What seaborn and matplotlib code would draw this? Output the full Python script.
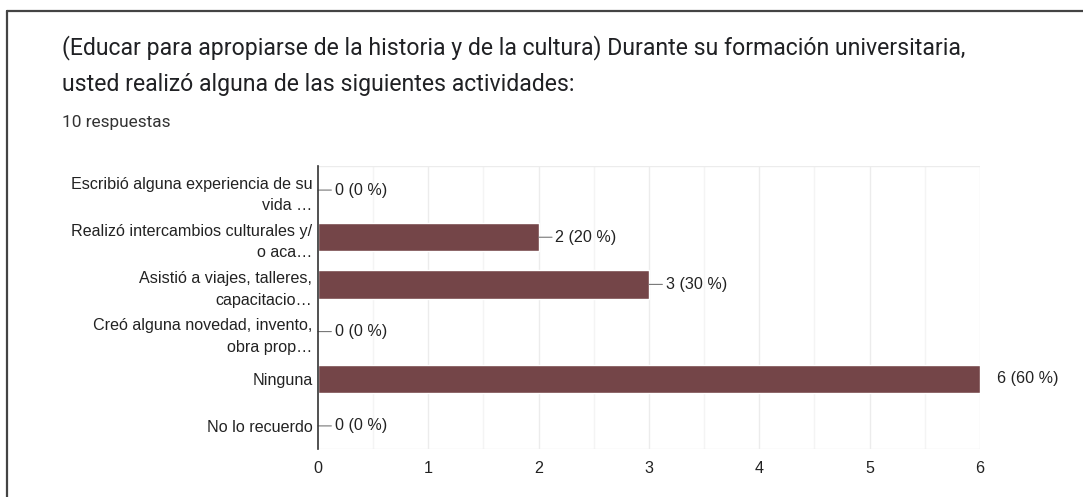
import numpy as np
import pandas as pd
import seaborn as sns
import matplotlib.pyplot as plt
from matplotlib.lines import Line2D

# Data
categories = [
    "Escribió alguna experiencia de su\nvida …",
    "Realizó intercambios culturales y/\no aca…",
    "Asistió a viajes, talleres,\ncapacitacio…",
    "Creó alguna novedad, invento,\nobra prop…",
    "Ninguna",
    "No lo recuerdo",
]
counts = [0, 2, 3, 0, 6, 0]
total = 10
x_ticks = [0, 1, 2, 3, 4, 5, 6]

df = pd.DataFrame({"category": categories, "count": counts})

sns.set_style("white")
plt.rcParams["font.family"] = ["Liberation Sans", "DejaVu Sans"]

fig = plt.figure(figsize=(10.83, 4.97), dpi=100)
ax = fig.add_axes([0.2936, 0.0956, 0.6113, 0.5694])

# gridlines (every half unit)
for v in np.arange(0.5, 6.01, 0.5):
    ax.axvline(v, color="#ececec" if v % 1 == 0 else "#f4f4f4", lw=1, zorder=0)
ax.axhline(-0.5, color="#ececec", lw=1, zorder=0)
ax.axhline(len(categories) - 0.5, color="#ececec", lw=1, zorder=0)

sns.barplot(data=df, y="category", x="count", orient="h", color="#744548",
            width=0.6, saturation=1, ax=ax, zorder=2)

fs = 11.6
ax.set_xlim(0, 6)
ax.set_ylim(len(categories) - 0.5, -0.5)
ax.set_xticks(x_ticks)
ax.set_xlabel("")
ax.set_ylabel("")
ax.tick_params(axis="both", length=0, labelsize=fs, colors="#222222")
ax.tick_params(axis="y", pad=4)
ax.tick_params(axis="x", pad=8)
for lab in ax.get_yticklabels():
    lab.set_linespacing(1.55)
for side in ["top", "right", "bottom"]:
    ax.spines[side].set_visible(False)
ax.spines["left"].set_color("#333333")
ax.spines["left"].set_linewidth(1.2)
ax.spines["left"].set_zorder(3)

# value labels with leader lines
for i, c in enumerate(counts):
    txt = f"{c} ({c * 100 // total} %)"
    if c < max(counts):
        ax.annotate(txt, xy=(c, i), xytext=(12, 0), textcoords="offset points",
                    va="center", ha="left", fontsize=fs, color="#222222",
                    arrowprops=dict(arrowstyle="-", color="#777777", lw=0.8,
                                    shrinkA=0, shrinkB=0))
    else:
        ax.annotate(txt, xy=(c, i), xytext=(12, 0), textcoords="offset points",
                    va="center", ha="left", fontsize=fs, color="#222222")

# card border (top and left edges)
fig.add_artist(Line2D([7 / 1083, 1], [1 - 11 / 497] * 2, color="#444444", lw=1.6))
fig.add_artist(Line2D([7 / 1083] * 2, [0, 1 - 11 / 497], color="#444444", lw=1.6))

fig.text(62 / 1083, 1 - 48 / 497,
         "(Educar para apropiarse de la historia y de la cultura) Durante su formación universitaria,",
         fontsize=16.6, family=["Roboto", "DejaVu Sans"], color="#202124", va="center")
fig.text(62 / 1083, 1 - 85 / 497,
         "usted realizó alguna de las siguientes actividades:",
         fontsize=16.6, family=["Roboto", "DejaVu Sans"], color="#202124", va="center")
fig.text(62 / 1083, 1 - 123 / 497, "10 respuestas",
         fontsize=12.4, family=["Roboto", "DejaVu Sans"], color="#333333", va="center")

fig.savefig("out.png", dpi=100)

[Written task]: Begin at the top of the material above and output each line exactly, stopping after the line that holds "from matplotlib.lines import Line2D". Leave out pictures.

[Answer for the task]:
What seaborn and matplotlib code would draw this? Output the full Python script.
import numpy as np
import pandas as pd
import seaborn as sns
import matplotlib.pyplot as plt
from matplotlib.lines import Line2D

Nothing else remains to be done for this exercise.